But Anderson’s many naysayers don’t see the enduring appeal of his movies: This is a knowingly schlocky director whose greatest strength is creating a sense of atmosphere with sharp visual storytelling and knockout action sequences. In other words, his sensibilities are an ideal match for adapting video games—many of which are defined by stunning, immersive environments just as much as character-driven narratives. For more than two decades, Anderson has not only transcended the video game movie curse, but cemented his somewhat unheralded status as the master of such big-screen adaptations. It’s about time this schlock god got the respect he deserves. 

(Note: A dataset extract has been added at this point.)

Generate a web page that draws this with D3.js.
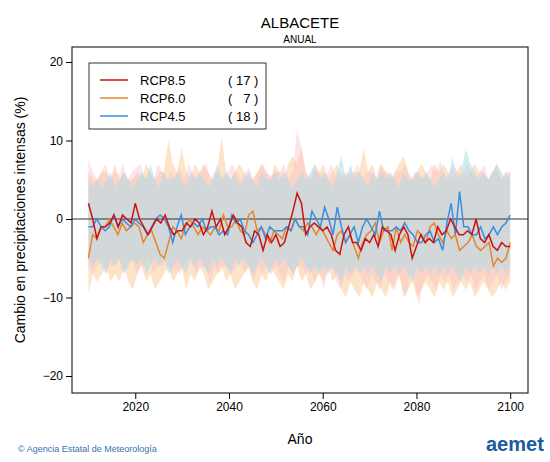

After his 1994 directorial debut, Shopping, the British indie crime drama that introduced the world to emerging star (and future sexy pontiff) Jude Law, Anderson was handed the reigns of Mortal Kombat. Loosely pulling from the arcade fighting games of the same name, the film sees a handful of humans competing in a tournament against the sorcerer Shang Tsung and his otherworldly minions from another realm called Outworld. If the Outworld fighters are victorious in the Mortal Kombat tournament, the realm and its evil emperor will conquer the planet, as these things usually go. 

What separated Mortal Kombat from other fighting games of its ilk was its ludicrous ultraviolence, highlighted by character-specific fatalities that are undeniably fun to pull off in a 12-year-old-hopped-up-on-too-much-Red-Bull sort of way. Anderson’s Mortal Kombat had to adhere to a PG-13 rating—all the better to reach its core audience of teenagers playing the games at arcades—which allowed the film to mostly maintain the unapologetically silly spirit of its source material. It would be generous to say that Anderson’s film has a plot; mostly, it jumps from set piece to set piece of different characters squaring up, akin to picking a fighting arena at the start of the game. But watching something called Mortal Kombat and expecting an intricate plot is a losing battle: The selling point of the movie begins and ends with its fight scenes. On that front, Anderson absolutely delivered. 

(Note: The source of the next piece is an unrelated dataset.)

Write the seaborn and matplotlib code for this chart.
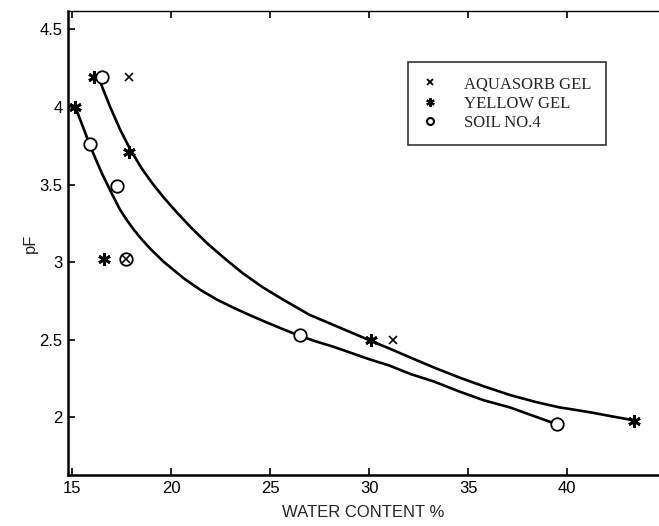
import matplotlib
matplotlib.use("Agg")
import matplotlib.pyplot as plt
import seaborn as sns
import pandas as pd
from matplotlib.lines import Line2D

# ---- data ----
aqua_x = [17.85, 17.7, 31.2]
aqua_y = [4.19, 3.02, 2.50]
yellow_x = [15.15, 16.1, 17.85, 16.6, 30.1, 43.4]
yellow_y = [4.00, 4.19, 3.71, 3.02, 2.50, 1.98]
soil_x = [16.5, 15.9, 17.25, 17.7, 26.5, 39.5]
soil_y = [4.19, 3.76, 3.49, 3.02, 2.53, 1.955]

# fitted curves
upper_x = [16.41, 16.9, 17.4, 17.93, 18.5, 19.0, 19.6, 20.3, 21.0, 21.8, 22.7, 23.6,
           24.6, 25.7, 27.0, 28.3, 29.5, 30.15, 31.0, 32.1, 33.3, 34.6, 35.8, 37.1,
           38.4, 39.6, 40.5, 41.3, 42.3, 43.3]
upper_y = [4.16, 4.003, 3.858, 3.725, 3.605, 3.515, 3.419, 3.318, 3.223, 3.123, 3.024, 2.93,
           2.84, 2.755, 2.66, 2.59, 2.525, 2.49, 2.445, 2.385, 2.32, 2.255, 2.20, 2.145,
           2.10, 2.065, 2.047, 2.030, 2.006, 1.983]
lower_x = [15.15, 15.48, 15.99, 16.5, 17.0, 17.4, 17.76, 18.1, 18.52, 18.95, 19.6,
           20.64, 21.5, 22.32, 23.2, 24.0, 24.8, 25.69, 26.53, 27.3, 28.2, 29.1, 30.0,
           31.0, 32.08, 33.3, 34.6, 35.8, 37.1, 38.3, 39.5]
lower_y = [4.00, 3.89, 3.72, 3.57, 3.44, 3.34, 3.27, 3.21, 3.145, 3.085, 3.004,
           2.895, 2.819, 2.758, 2.703, 2.657, 2.613, 2.566, 2.524, 2.49, 2.455, 2.415, 2.375,
           2.335, 2.28, 2.23, 2.165, 2.11, 2.065, 2.01, 1.955]

x_ticks = [15, 20, 25, 30, 35, 40]
y_ticks = [2, 2.5, 3, 3.5, 4, 4.5]
y_tick_labels = ["2", "2.5", "3", "3.5", "4", "4.5"]
legend_labels = ["AQUASORB GEL", "YELLOW GEL", "SOIL NO.4"]

sns.set_style("white")
plt.rcParams['font.family'] = ['Liberation Sans', 'DejaVu Sans']

fig = plt.figure(figsize=(6.59, 5.26), dpi=100)
ax = fig.add_axes([68/659, 1-475/526, 591/659, 464/526])

upper = pd.DataFrame({"x": upper_x, "y": upper_y})
lower = pd.DataFrame({"x": lower_x, "y": lower_y})
sns.lineplot(data=upper, x="x", y="y", sort=False, color="black", lw=1.9, ax=ax)
sns.lineplot(data=lower, x="x", y="y", sort=False, color="black", lw=1.9, ax=ax)

ax.plot(yellow_x, yellow_y, linestyle="none", marker=(6, 2, 0), ms=9, mew=2.0, color="black")
ax.plot(soil_x, soil_y, linestyle="none", marker="o", ms=9, mew=1.3, mfc="white", mec="black")
ax.plot(aqua_x, aqua_y, linestyle="none", marker="x", ms=6, mew=1.2, color="black")

ax.set_xlim(14.78, 44.65)
ax.set_ylim(1.629, 4.618)
ax.set_xticks(x_ticks)
ax.set_yticks(y_ticks)
ax.set_yticklabels(y_tick_labels)
ax.tick_params(direction="in", length=5, width=1.2, labelsize=12, colors="black",
               top=True, right=False, bottom=True, left=True, pad=4)
ax.set_xlabel("WATER CONTENT %", fontsize=12, labelpad=7)
ax.set_ylabel("pF", fontsize=12, labelpad=1)

for s in ["left", "bottom"]:
    ax.spines[s].set_linewidth(1.8)
    ax.spines[s].set_color("black")
ax.spines["top"].set_linewidth(1.0)
ax.spines["top"].set_color("black")
ax.spines["right"].set_visible(False)

handles = [
    Line2D([], [], linestyle="none", marker="x", ms=5, mew=1.3, color="black"),
    Line2D([], [], linestyle="none", marker=(6, 2, 0), ms=6, mew=1.6, color="black"),
    Line2D([], [], linestyle="none", marker="o", ms=5, mew=1.5, mfc="white", mec="black"),
]
leg = ax.legend(handles, legend_labels, loc="upper left", bbox_to_anchor=(0.575, 0.890),
                borderaxespad=0, frameon=True, fancybox=False, edgecolor="black",
                prop={"family": "Liberation Serif", "size": 12},
                handlelength=1.0, handletextpad=1.55, labelspacing=0.2, borderpad=0.85)
leg.get_frame().set_linewidth(1.2)

fig.savefig("out.png", dpi=100)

While 1999’s The Matrix was lauded for employing wire work (a staple of Hong Kong cinema considered novel to mainstream Western audiences at the time) in its action sequences, Mortal Kombat beat them to the (literal) punch by utilizing the same techniques. This is not to suggest Mortal Kombat is in the same league as an all-timer like The Matrix—I’m not trying to get shouted off the internet—but Anderson’s film is more influential than it’s considered. That appreciation should extend to the rest of the movie, which balanced goofier aspects of its source material without alienating a wider audience. (The same can’t be said of its legendarily bad sequel, Annihilation.)  

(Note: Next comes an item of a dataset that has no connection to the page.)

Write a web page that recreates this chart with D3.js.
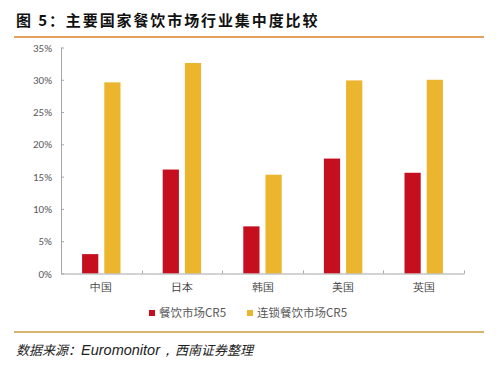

The commercial success of Mortal Kombat, which grossed more than $100 million and was the no. 1 movie at the North American box office for three weeks, allowed Anderson to work with higher budgets on Event Horizon (1997) and Soldier (1998), both of which reportedly cost $60 million to make. But with the movies bombing badly at the box office—Event Horizon is still a batshit masterpiece, though!—the director worked with around half that budget when returning to the fruitful well of video game adaptations in 2002. This time, Anderson pivoted to horror and tackled Resident Evil

Rather than closely adhering to the source material—as a scrapped adaptation from iconic horror filmmaker George Romero would’ve done, which is one hell of a what-if?—Anderson introduced a new protagonist named Alice, played by his future wife, Milla Jovovich. We first meet Alice while she’s suffering from amnesia, as she joins a group of commandos investigating why the artificial intelligence of a secret underground research facility sealed itself off and killed its inhabitants. Going down the figurative rabbit hole of the unmistakably nefarious Umbrella Corporation—the Alice in Wonderland allusions are hard to miss—it soon becomes clear that the people down there are still alive, in a manner of speaking. They’re just mindless husks with a sudden craving for human flesh.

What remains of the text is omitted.